» Entries with chart source code
········

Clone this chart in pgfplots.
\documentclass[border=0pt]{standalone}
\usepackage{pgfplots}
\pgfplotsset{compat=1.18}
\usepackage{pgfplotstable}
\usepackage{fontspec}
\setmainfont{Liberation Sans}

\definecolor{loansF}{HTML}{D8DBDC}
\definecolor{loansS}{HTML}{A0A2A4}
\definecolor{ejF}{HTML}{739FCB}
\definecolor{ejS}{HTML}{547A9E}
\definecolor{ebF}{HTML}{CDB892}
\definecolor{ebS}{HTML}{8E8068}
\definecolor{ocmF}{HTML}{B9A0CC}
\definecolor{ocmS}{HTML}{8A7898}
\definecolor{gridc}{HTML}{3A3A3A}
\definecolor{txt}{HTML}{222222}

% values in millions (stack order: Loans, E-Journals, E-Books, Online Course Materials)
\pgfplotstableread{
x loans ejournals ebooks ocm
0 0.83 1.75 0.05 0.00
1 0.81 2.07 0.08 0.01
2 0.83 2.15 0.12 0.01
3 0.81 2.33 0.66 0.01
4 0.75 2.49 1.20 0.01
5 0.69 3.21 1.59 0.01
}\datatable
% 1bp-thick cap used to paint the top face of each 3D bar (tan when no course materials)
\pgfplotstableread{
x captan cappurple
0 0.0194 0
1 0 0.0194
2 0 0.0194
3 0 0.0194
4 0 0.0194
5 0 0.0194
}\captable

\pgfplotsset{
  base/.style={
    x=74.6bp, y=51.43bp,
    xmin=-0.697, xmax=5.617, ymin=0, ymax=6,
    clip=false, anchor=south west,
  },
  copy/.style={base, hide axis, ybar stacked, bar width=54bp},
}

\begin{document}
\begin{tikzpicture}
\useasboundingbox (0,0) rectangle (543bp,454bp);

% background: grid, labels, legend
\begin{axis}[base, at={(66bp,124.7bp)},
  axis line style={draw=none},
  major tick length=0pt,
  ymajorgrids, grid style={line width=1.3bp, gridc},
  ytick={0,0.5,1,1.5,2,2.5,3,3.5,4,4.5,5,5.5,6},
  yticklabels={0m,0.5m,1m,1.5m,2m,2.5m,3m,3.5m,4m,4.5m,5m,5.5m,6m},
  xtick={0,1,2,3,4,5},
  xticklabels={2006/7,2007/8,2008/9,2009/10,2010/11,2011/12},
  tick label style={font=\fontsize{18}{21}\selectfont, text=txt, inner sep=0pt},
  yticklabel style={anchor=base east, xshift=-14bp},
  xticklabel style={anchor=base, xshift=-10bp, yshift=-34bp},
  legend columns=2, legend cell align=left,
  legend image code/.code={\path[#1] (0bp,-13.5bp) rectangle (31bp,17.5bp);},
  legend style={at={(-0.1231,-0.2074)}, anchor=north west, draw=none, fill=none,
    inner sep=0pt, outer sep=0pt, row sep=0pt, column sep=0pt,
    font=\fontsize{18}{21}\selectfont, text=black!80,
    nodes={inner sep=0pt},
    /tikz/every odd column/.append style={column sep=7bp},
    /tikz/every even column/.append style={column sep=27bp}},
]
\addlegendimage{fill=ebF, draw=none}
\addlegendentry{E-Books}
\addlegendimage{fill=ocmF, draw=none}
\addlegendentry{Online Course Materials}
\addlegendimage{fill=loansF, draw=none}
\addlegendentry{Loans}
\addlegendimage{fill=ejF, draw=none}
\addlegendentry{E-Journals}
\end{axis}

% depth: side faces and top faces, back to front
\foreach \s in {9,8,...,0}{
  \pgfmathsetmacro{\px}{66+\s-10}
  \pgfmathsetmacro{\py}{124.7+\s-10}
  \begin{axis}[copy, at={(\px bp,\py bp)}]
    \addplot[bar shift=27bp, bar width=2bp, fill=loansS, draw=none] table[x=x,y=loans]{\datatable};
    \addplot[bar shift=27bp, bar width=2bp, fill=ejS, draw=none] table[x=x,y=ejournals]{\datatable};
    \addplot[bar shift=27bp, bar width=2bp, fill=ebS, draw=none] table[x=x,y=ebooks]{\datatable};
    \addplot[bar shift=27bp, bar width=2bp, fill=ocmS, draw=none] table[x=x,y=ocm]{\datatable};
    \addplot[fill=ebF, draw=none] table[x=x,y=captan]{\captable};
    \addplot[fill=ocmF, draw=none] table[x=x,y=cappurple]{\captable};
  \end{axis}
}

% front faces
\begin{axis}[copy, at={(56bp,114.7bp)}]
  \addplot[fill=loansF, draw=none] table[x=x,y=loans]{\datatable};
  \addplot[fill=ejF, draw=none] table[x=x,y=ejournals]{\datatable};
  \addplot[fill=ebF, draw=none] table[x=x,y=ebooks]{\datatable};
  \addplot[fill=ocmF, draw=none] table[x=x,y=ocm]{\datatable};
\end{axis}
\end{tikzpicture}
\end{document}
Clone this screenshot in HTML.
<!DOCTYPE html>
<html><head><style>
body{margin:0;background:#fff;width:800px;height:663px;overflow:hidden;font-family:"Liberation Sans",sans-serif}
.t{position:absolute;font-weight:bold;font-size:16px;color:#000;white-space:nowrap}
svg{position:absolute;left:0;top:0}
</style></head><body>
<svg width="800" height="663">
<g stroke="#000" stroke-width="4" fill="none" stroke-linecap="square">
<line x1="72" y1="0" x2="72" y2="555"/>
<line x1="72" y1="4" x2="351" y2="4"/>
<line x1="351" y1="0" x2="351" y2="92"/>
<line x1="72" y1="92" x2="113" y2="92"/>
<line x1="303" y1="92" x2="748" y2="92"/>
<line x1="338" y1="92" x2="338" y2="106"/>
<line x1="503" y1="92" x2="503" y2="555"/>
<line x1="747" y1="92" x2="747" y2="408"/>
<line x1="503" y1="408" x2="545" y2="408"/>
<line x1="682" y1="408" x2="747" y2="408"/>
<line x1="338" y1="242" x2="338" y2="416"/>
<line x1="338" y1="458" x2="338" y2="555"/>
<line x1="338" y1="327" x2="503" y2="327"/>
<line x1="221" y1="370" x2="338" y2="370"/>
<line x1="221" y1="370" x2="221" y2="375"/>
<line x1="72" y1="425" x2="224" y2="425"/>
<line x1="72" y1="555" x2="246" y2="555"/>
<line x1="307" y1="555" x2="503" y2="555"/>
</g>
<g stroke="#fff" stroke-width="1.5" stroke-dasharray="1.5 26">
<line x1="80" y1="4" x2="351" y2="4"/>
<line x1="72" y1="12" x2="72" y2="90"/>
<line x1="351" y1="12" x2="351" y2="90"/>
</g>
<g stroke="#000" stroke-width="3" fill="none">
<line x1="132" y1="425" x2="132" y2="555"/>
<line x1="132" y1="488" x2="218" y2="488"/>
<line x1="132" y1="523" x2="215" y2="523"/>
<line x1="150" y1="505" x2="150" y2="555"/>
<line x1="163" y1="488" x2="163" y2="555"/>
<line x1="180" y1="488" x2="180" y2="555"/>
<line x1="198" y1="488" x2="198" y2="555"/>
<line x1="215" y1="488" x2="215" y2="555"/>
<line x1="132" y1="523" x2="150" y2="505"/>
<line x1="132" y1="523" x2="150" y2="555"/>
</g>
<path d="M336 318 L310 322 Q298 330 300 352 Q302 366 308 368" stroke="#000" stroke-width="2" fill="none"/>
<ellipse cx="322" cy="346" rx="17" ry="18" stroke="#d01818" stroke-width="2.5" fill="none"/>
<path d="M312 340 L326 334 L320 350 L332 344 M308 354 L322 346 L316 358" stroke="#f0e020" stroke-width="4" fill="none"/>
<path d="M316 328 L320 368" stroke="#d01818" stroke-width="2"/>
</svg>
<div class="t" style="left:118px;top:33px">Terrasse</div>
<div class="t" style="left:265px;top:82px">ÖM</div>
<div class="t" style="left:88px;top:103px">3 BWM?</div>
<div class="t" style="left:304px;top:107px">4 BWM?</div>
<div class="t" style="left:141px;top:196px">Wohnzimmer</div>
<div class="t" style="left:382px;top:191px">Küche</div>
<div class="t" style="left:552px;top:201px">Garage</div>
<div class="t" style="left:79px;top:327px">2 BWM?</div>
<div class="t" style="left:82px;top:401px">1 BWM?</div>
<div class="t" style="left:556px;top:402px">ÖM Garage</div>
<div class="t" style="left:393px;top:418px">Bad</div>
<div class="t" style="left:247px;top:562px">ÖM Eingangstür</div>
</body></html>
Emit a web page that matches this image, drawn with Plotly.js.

········

» JOB
What are the exact lines from the beginning of the material through the line containing "(0,0) rectangle (543bp,454bp);"? Write out those lines alone.

» TASK RESULT
Clone this chart in pgfplots.
\documentclass[border=0pt]{standalone}
\usepackage{pgfplots}
\pgfplotsset{compat=1.18}
\usepackage{pgfplotstable}
\usepackage{fontspec}
\setmainfont{Liberation Sans}

\definecolor{loansF}{HTML}{D8DBDC}
\definecolor{loansS}{HTML}{A0A2A4}
\definecolor{ejF}{HTML}{739FCB}
\definecolor{ejS}{HTML}{547A9E}
\definecolor{ebF}{HTML}{CDB892}
\definecolor{ebS}{HTML}{8E8068}
\definecolor{ocmF}{HTML}{B9A0CC}
\definecolor{ocmS}{HTML}{8A7898}
\definecolor{gridc}{HTML}{3A3A3A}
\definecolor{txt}{HTML}{222222}

% values in millions (stack order: Loans, E-Journals, E-Books, Online Course Materials)
\pgfplotstableread{
x loans ejournals ebooks ocm
0 0.83 1.75 0.05 0.00
1 0.81 2.07 0.08 0.01
2 0.83 2.15 0.12 0.01
3 0.81 2.33 0.66 0.01
4 0.75 2.49 1.20 0.01
5 0.69 3.21 1.59 0.01
}\datatable
% 1bp-thick cap used to paint the top face of each 3D bar (tan when no course materials)
\pgfplotstableread{
x captan cappurple
0 0.0194 0
1 0 0.0194
2 0 0.0194
3 0 0.0194
4 0 0.0194
5 0 0.0194
}\captable

\pgfplotsset{
  base/.style={
    x=74.6bp, y=51.43bp,
    xmin=-0.697, xmax=5.617, ymin=0, ymax=6,
    clip=false, anchor=south west,
  },
  copy/.style={base, hide axis, ybar stacked, bar width=54bp},
}

\begin{document}
\begin{tikzpicture}
\useasboundingbox (0,0) rectangle (543bp,454bp);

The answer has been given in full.